Bay Area residents were warned to stay indoors due to smoke from more than three dozen fires in counties just outside San Francisco, San Jose and Oakland.
A mobile park in Napa was flattened and nearly 100 people had to quickly evacuate Tuesday night as a fire ripped through the Spanish Flat Mobile Villa, according to NBC Bay Area.
One resident, a 90-year-old woman who has hearing issues, had to be rescued by a neighbor. Another neighbor, Marcia Ritz, told the outlet that everyone escaped to a resort on Lake Berryessa but that flames continued to draw closer.
“One of our friends had a pontoon, and there were 10 of us that got on it, and we were out on the water for about five hours,” Ritz said.
More than 50 trailers in the mobile park were destroyed by the blaze.
Newsom said there have been 6,754 fires since the start of the year, compared to 4,007 at this time last year.
A group of 20 fires that is being tracked as the single SCU (Santa Clara Unit) Lightning Complex Fire has burned 137,475 acres across five counties — Santa Clara, Alameda, Contra Costa, San Joaquin and Stanislaus.
Cal Fire said as of Thursday afternoon that it was only 5 percent contained. The agency said that the blaze is in steep and rugged terrain and that extreme temperatures and low humidity are contributing to it. "Some of the terrain has little to no fire history with decadent fuels conducive to extreme fire growth," the agency said.

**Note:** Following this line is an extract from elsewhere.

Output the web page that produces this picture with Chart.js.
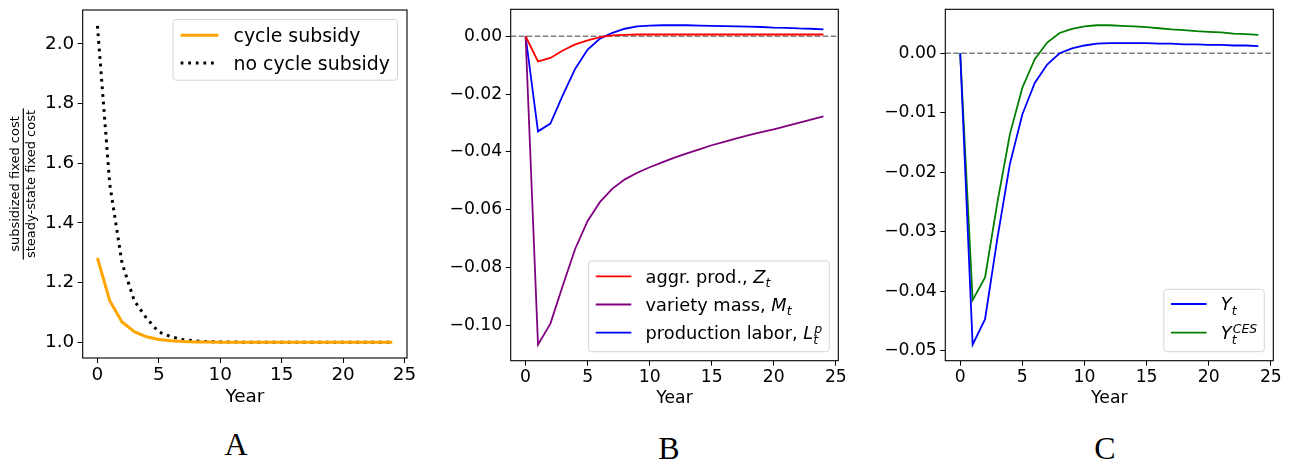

As of Thursday morning no structures have been destroyed, but more than 6,200 structures were threatened by that blaze.
Embers from the fire are being thrown as much as three-quarters of a mile, Cal Fire Capt. Stephen Volmer, a fire behavior analyst on the complex, said in a video Thursday. While normally humidity increases at night and slows the fire spread, that has not been happening and "and that’s allowing the fire to burn actively all day and all night out there," he said.
"We're looking at, just in the grass, the fire will move at up to 120 feet a minute, and that is also hampering the control efforts, because it's putting the fire moving faster than we can actually engage it safely," Volmer said.
Five fires in San Mateo and Santa Cruz counties — dubbed the CZU August Lightning Complex — broke out Monday night and had burned 40,000 acres as of Thursday morning, according to Cal Fire. It was zero percent contained.
Sonoma County Sheriff Mark Essick said Thursday that he was concerned that many people are pulling over on the sides of busy highways and roads to take pictures and view the fire.
"We really urge you to fight that urge and continue to evacuate," he said. "When you pull over to take pictures, it creates secondary traffic hazards and problems for evacuations."